构建管道引擎后，我们获取时段结束时股票池中的股票。我们将使用这些 ticker 生成风险模型的收益率数据。

In [None]:
universe_end_date = pd.Timestamp('2016-01-05', tz='UTC')

universe_tickers = engine\
    .run_pipeline(
        Pipeline(screen=universe),
        universe_end_date,
        universe_end_date)\
    .index.get_level_values(1)\
    .values.tolist()
    
universe_tickers

In [None]:
len(universe_tickers)

In [None]:
from zipline.data.data_portal import DataPortal

data_portal = DataPortal(
    bundle_data.asset_finder,
    trading_calendar=trading_calendar,
    first_trading_day=bundle_data.equity_daily_bar_reader.first_trading_day,
    equity_minute_reader=None,
    equity_daily_reader=bundle_data.equity_daily_bar_reader,
    adjustment_reader=bundle_data.adjustment_reader)

## 获取股价数据的辅助函数

In [None]:
from quiz_helper import get_pricing

## 将股价数据放入 dataframe 中

In [None]:
returns_df = \
    get_pricing(
        data_portal,
        trading_calendar,
        universe_tickers,
        universe_end_date - pd.DateOffset(years=5),
        universe_end_date)\
    .pct_change()[1:].fillna(0) #convert prices into returns

returns_df

## 我们看看包含两支股票的投资组合

假设投资组合有两支股票，我们将使用 Apple 和 Microsoft 股票。

In [None]:
aapl_col = returns_df.columns[3]
msft_col = returns_df.columns[312]
asset_return_1 = returns_df[aapl_col].rename('asset_return_aapl')
asset_return_2 = returns_df[msft_col].rename('asset_return_msft')
asset_return_df = pd.concat([asset_return_1,asset_return_2],axis=1)
asset_return_df.head(2)

## 因子收益率
我们通过对列表中的所有股票求平均值，创建一个虚拟“因子”。可以将其看做 490 支股票的相等加权指数，就好像能衡量市场的指标。再通过计算所有股票的中位数创建另一个虚拟因子。这么做主要是为了生成可以使用的数据。在后面的课程中，我们将介绍如何生成一些常见风险因子。

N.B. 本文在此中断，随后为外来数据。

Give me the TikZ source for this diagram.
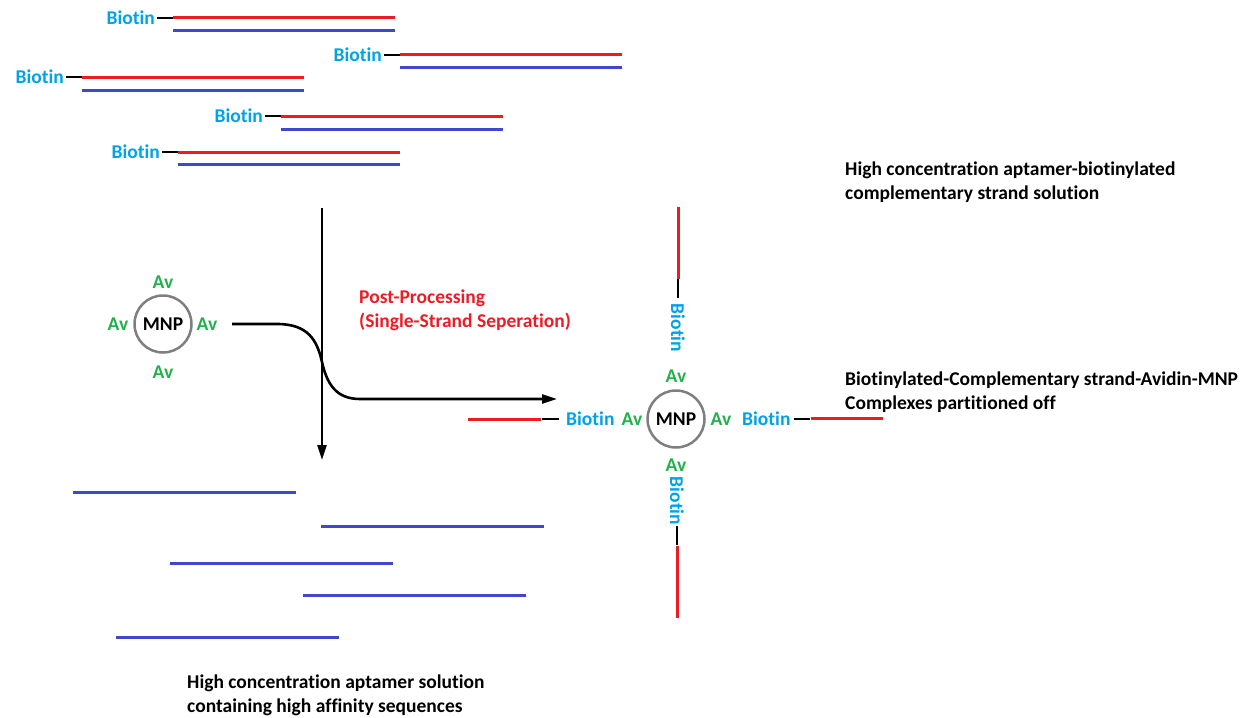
\documentclass[tikz,border=0pt]{standalone}
\usepackage{fontspec}
\setmainfont{Carlito}[Ligatures={NoCommon}]
\usetikzlibrary{arrows.meta}
\definecolor{biotinblue}{RGB}{0,162,232}
\definecolor{avgreen}{RGB}{34,177,76}
\definecolor{dnared}{RGB}{237,28,36}
\definecolor{dnablue}{RGB}{63,72,204}
\definecolor{mnpgray}{RGB}{127,127,127}
\begin{document}
\begin{tikzpicture}[x=1pt,y=-1pt,
  lab/.style={font=\fontsize{19.5pt}{23.8pt}\selectfont\bfseries, inner sep=0pt},
  bio/.style={lab, text=biotinblue},
  av/.style={lab, text=avgreen},
  note/.style={lab, align=left, anchor=base west},
  sense/.style={draw=dnared, line width=3pt},
  anti/.style={draw=dnablue, line width=3pt},
  linker/.style={draw=black, line width=1.1pt},
  flow/.style={draw=black, line width=2.6pt, -{Triangle[length=15pt,width=9pt]}},
  mnp/.style={circle, draw=mnpgray, line width=2.5pt, minimum size=57pt, inner sep=0pt,
              font=\fontsize{19.5pt}{23.8pt}\selectfont\bfseries}]
\useasboundingbox (0,0) rectangle (1257,717);

% biotinylated duplexes (complementary strand on top, aptamer below)
\foreach \n/\sx/\ry/\by in {1/173/18/31, 2/400/55/67, 3/82/77/90, 4/281/116/129, 5/178/152/164}{
  \coordinate (s\n) at (\sx,\ry);
  \coordinate (e\n) at (\sx+222,\ry);
  \node[bio, anchor=east] (b\n) at (\sx-18,\ry) {Biotin};
  \draw[linker] ([xshift=2pt]b\n.east) -- (s\n);
  \draw[sense] (s\n) -- (e\n);
  \draw[anti] (\sx,\by) -- (\sx+222,\by);
}

% free aptamer strands after separation
\foreach \n/\sx/\y in {1/73/492, 2/321/526, 3/170/563, 4/303/595, 5/116/637}{
  \draw[anti] (\sx,\y) -- (\sx+223,\y);
}

% avidin-coated magnetic nanoparticle
\node[mnp] (m1) at (163,324) {MNP};
\node[av] (m1t) at (163,282) {Av};
\node[av] (m1b) at (163,372) {Av};
\node[av] (m1l) at (118,324) {Av};
\node[av] (m1r) at (207,324) {Av};

% process arrows
\coordinate (vtop) at (322,208);
\coordinate (vbot) at (322,460);
\draw[flow] (vtop) -- (vbot);
\coordinate (cstart) at (232,324);
\coordinate (cend) at (557,399);
\draw[flow] (cstart) -- (277,324)
  .. controls (308,324) and (317,340) .. (322,362)
  .. controls (327,384) and (336,399) .. (360,399) -- (cend);

\node[lab, text=dnared, align=left, anchor=base west] (pp) at (359,327)
  {Post-Processing\\(Single-Strand Seperation)};

% captured complexes
\node[mnp] (m2) at (676,419) {MNP};
\node[av] (m2t) at (676,376) {Av};
\node[av] (m2b) at (676,465) {Av};
\node[av] (m2l) at (632,419) {Av};
\node[av] (m2r) at (721,419) {Av};

\node[bio, rotate=-90] (bt) at (678,328) {Biotin};
\coordinate (bt0) at (678,298);
\draw[linker] (bt0) -- (678,279);
\draw[sense] (678,279) -- (678,207);

\node[bio, rotate=-90] (bb) at (677,501) {Biotin};
\coordinate (bb0) at (677,526);
\draw[linker] (bb0) -- (677,545);
\draw[sense] (677,546) -- (677,618);

\node[bio, anchor=west] (bl) at (566,419) {Biotin};
\draw[linker] (542,419) -- ([xshift=-7pt]bl.west);
\draw[sense] (468,419) -- (541,419);

\node[bio, anchor=west] (br) at (742,419) {Biotin};
\draw[linker] ([xshift=3pt]br.east) -- (810,419);
\draw[sense] (811,418) -- (883,418);

% captions
\node[note] (c1) at (845,199) {High concentration aptamer-biotinylated\\complementary strand solution};
\node[note] (c2) at (845,409) {Biotinylated-Complementary strand-Avidin-MNP\\Complexes partitioned off};
\node[note] (c3) at (187,712) {High concentration aptamer solution\\containing high affinity sequences};
\end{tikzpicture}
\end{document}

另请注意，我们将 axis 设为 1，从而计算每个时段（行）的值，而不是每列（资产）对应一个值。

In [None]:
factor_return_1 = returns_df.mean(axis=1)
factor_return_2 = returns_df.median(axis=1)
factor_return_l = [factor_return_1, factor_return_2]

## 因子暴露度

因子暴露度是指股票对每个因子的暴露程度。稍后会详细讲解这个概念。暂时将其看做每支股票的每个因子对应一个数字。

In [None]:
from sklearn.linear_model import LinearRegression

In [None]:
"""
For now, just assume that we're calculating a number for each 
stock, for each factor, which represents how "exposed" each stock is
to each factor. 
We'll discuss how factor exposure is calculated later in the lessons.
"""
def get_factor_exposures(factor_return_l, asset_return):
    lr = LinearRegression()
    X = np.array(factor_return_l).T
    y = np.array(asset_return.values)
    lr.fit(X,y)
    return lr.coef_

In [None]:
factor_exposure_l = []
for i in range(len(asset_return_df.columns)):
    factor_exposure_l.append(
        get_factor_exposures(factor_return_l,
                             asset_return_df[asset_return_df.columns[i]]
                            ))
    
factor_exposure_a = np.array(factor_exposure_l)

In [None]:
print(f"factor_exposures for asset 1 {factor_exposure_a[0]}")
print(f"factor_exposures for asset 2 {factor_exposure_a[1]}")

## 股票 1 的方差

计算股票 1 的方差。  
$\textrm{Var}(r_{1}) = \beta_{1,1}^2 \textrm{Var}(f_{1}) + \beta_{1,2}^2 \textrm{Var}(f_{2}) + 2\beta_{1,1}\beta_{1,2}\textrm{Cov}(f_{1},f_{2}) + \textrm{Var}(s_{1})$

In [None]:
factor_exposure_1_1 = factor_exposure_a[0][0]
factor_exposure_1_2 = factor_exposure_a[0][1]
common_return_1 = factor_exposure_1_1 * factor_return_1 + factor_exposure_1_2 * factor_return_2
specific_return_1 = asset_return_1 - common_return_1

In [None]:
covm_f1_f2 = np.cov(factor_return_1,factor_return_2,ddof=1) #this calculates a covariance matrix
# get the variance of each factor, and covariances from the covariance matrix covm_f1_f2
var_f1 = covm_f1_f2[0,0]
var_f2 = covm_f1_f2[1,1]
cov_f1_f2 = covm_f1_f2[0][1]

# calculate the specific variance.  
var_s_1 = np.var(specific_return_1,ddof=1)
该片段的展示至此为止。